CHILDREN IN Ireland who are suffering from cancer have had their chemotherapy sessions delayed due to a lack of beds in Crumlin Hospital.
Ireland's largest children's hospital have had to turn away young patients-- who were due to receive treatment for cancer-- five times this month alone, according to The Irish Times.
The hospital have cited a lack of beds due to a viral respiratory illness which is affecting a high number of children as the reason for postponing vital cancer treatment.
Of the five children who had their chemotherapy delayed this month, three were pushed back by one day and two were delayed for two days, a spokesperson for the hospital confirmed to The Irish Times, saying that Crumlin "sincerely regrets that on occasion deferment of planned admission occurs".
The spokesperson went on to say that "the decision to delay admission is not undertaken lightly" and that all affected children are now back on their planned schedule of treatement.
John Glynn, of childhood cancer charity The Gavin Glynn Foundation, has said that parents of sick children had also been told "sorry, we don't have any staff available to administer the chemo".
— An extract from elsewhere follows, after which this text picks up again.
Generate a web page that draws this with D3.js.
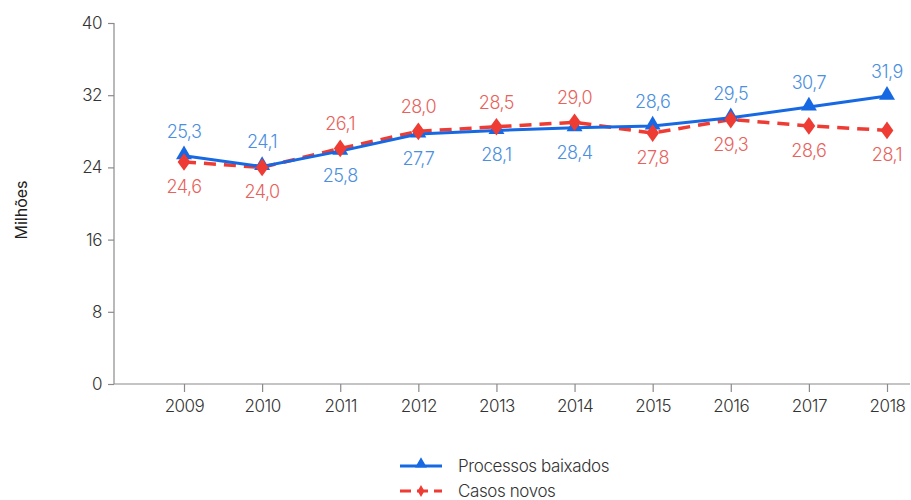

Just got message from another family who’s child was due to have their chemotherapy today in Crumlin hospital and was told “sorry we don’t have any staff available to administer the chemo” ... WTF country are we living in🤬 #kidsgetcancertoo #fightforourkids
— JOHN GLYNN (@JOHNGLYNN1) December 12, 2019
Fianna Fáil health spokesman and TD Stephen Donnelly has called the situation "outrageous" and added:
"This causes cruel and needless stress for vulnerable families".